10/07/2007
Paradoxe
Autrefois, dit le Double, les églises étaient pleines, mais on s'y ennuyait ferme. Aujourd'hui, c'est presque le contraire. On s'y ennuie assurément moins qu'autrefois, mais elles sont vides. L'ennui est une notion subjective, dit le Sceptique. Ce que tu considères, toi, comme ennuyeux, ne l'est pas forcément aux yeux des autres. Et inversement. Il faut aussi tenir compte des effets d'entraînement, dit l'Ethnologue. Si les églises aujourd'hui sont vides, c'est pour les mêmes raisons exactement qu'autrefois elles étaient pleines. Les gens n'aiment pas trop se singulariser, ils suivent le courant dominant. Par là même aussi ils contribuent à le renforcer. Ils trouveraient aujourd'hui bizarre d'aller à l'église, alors que personne n'y va.

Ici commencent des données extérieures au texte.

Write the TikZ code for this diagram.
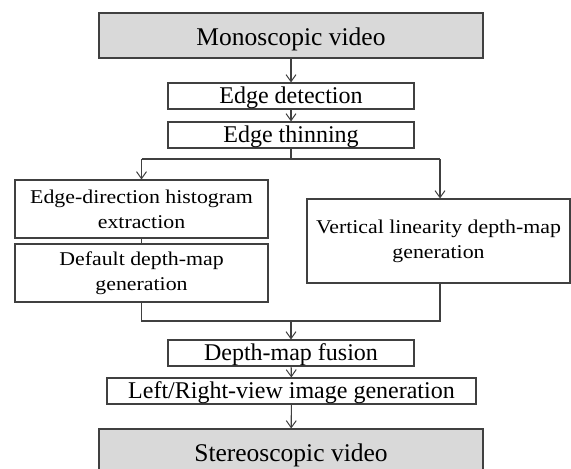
\documentclass[tikz,border=0pt]{standalone}
\usepackage{fontspec}
\setmainfont{Liberation Serif}
\newfontfamily\wideserif[FakeStretch=1.12]{Liberation Serif}
\usetikzlibrary{arrows.meta}
\definecolor{linec}{HTML}{404040}
\definecolor{boxfill}{HTML}{D9D9D9}
\tikzset{
  box/.style={draw=linec, line width=1.1pt, fill=white, inner sep=0pt, align=center, text=black},
  iobox/.style={box, fill=boxfill, font=\fontsize{25.5}{30}\selectfont, text height=19pt, text depth=0pt},
  onebox/.style={box, font=\fontsize{24}{28}\selectfont, text height=15pt, text depth=0pt},
  twobox/.style={box, font=\wideserif\fontsize{19.5}{25}\selectfont},
  conn/.style={draw=linec, line width=1.1pt},
  arr/.style={conn, -{Straight Barb[length=7pt,width=10pt,line width=1pt]}}
}
\begin{document}
\begin{tikzpicture}[x=1pt,y=-1pt]
\useasboundingbox (0,0) rectangle (571,469);
\clip (0,0) rectangle (571,469);
\node[iobox, minimum width=384pt, minimum height=45pt] (mono) at (291,35.5) {Monoscopic video};
\node[onebox, minimum width=246pt, minimum height=26pt] (det) at (291,96) {Edge detection};
\node[onebox, minimum width=246pt, minimum height=26pt] (thin) at (291,135) {Edge thinning};
\node[twobox, minimum width=253pt, minimum height=58pt] (edh) at (141.5,209) {Edge-direction histogram\\extraction};
\node[twobox, minimum width=253pt, minimum height=58pt] (def) at (141.5,273) {Default depth-map\\generation};
\node[twobox, minimum width=263pt, minimum height=84pt] (vert) at (438.5,241) {Vertical linearity depth-map\\generation};
\node[onebox, minimum width=246pt, minimum height=26pt] (fus) at (291,353) {Depth-map fusion};
\node[onebox, minimum width=369pt, minimum height=26pt] (lr) at (291.5,391) {Left/Right-view image generation};
\node[iobox, minimum width=384pt, minimum height=45pt] (st) at (291,451.5) {Stereoscopic video};

\coordinate (split) at (291,159);
\coordinate (jl) at (141.5,159);
\coordinate (jr) at (440,159);
\coordinate (ml) at (141.5,321);
\coordinate (mr) at (440,321);
\coordinate (merge) at (291,321);

\draw[arr] (mono) -- (det);
\draw[arr] (det) -- (thin);
\draw[conn] (thin) -- (split);
\draw[conn] (jl) -- (jr);
\draw[arr] (jl) -- (edh.north);
\draw[arr] (jr) -- (jr |- vert.north);
\draw[conn] (edh) -- (def);
\draw[conn] (def.south) -- (ml) -- (mr) -- (mr |- vert.south);
\draw[arr] (merge) -- (fus.north);
\draw[arr] (fus) -- (lr);
\draw[arr] (lr) -- (st);
\end{tikzpicture}
\end{document}
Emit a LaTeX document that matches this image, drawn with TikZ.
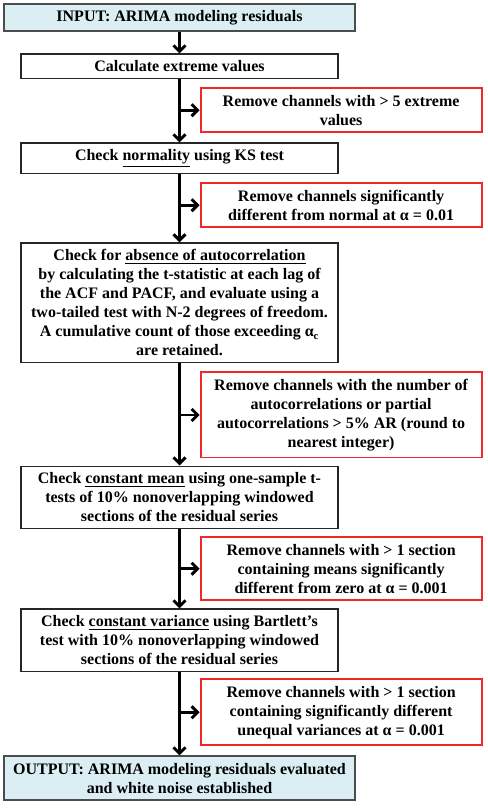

Et donc, effectivement, personne n'y va. C'est comme ça. Mais il y a des exceptions, dit le Double. Certains continuent d'aller à l'église, ou encore, moi par exemple, y vont, alors qu'auparavant ils n'y allaient pas. Sur 100 personnes, il y en a toujours 5 qui ne font pas comme tout le monde, dit l'Ethnologue. Les autres font comme tout le monde. Comme tout le monde, à l'exception, justement, des 5 en question. Soit, dit le Double, mais le paradoxe reste entier. Le christianisme, aujourd'hui, se porte plutôt bien. Mieux en tout cas, me semble-t-il, qu'il y a 100, 200 ou 500 ans. Les études bibliques se sont largement renouvelées ces dernières décennies. On connaît incomparablement mieux la Bible que ce n'était le cas autrefois. La pensée théologique elle-même s'est affranchie d'un certain nombre de carcans. Elle est devenue moins répétitive. Plus fondamentalement encore, on s'est remis à l'écoute du texte. Et le texte lui-même est redevenu parlant. Parlant, et par conséquent aussi vivant. On s'attendrait donc à ce que les églises soient combles. Or il n'en est rien. Tu confonds le destin du christianisme avec celui de la chrétienté, dit l'Auteur. Ces deux destins évoluent en sens inverse l'un de l'autre. Quand le christianisme va bien, la chrétienté va mal, et vice-versa. Effectivement, comme tu le dis, le christianisme se porte plutôt bien aujourd'hui. Il est donc normal que les églises se vident.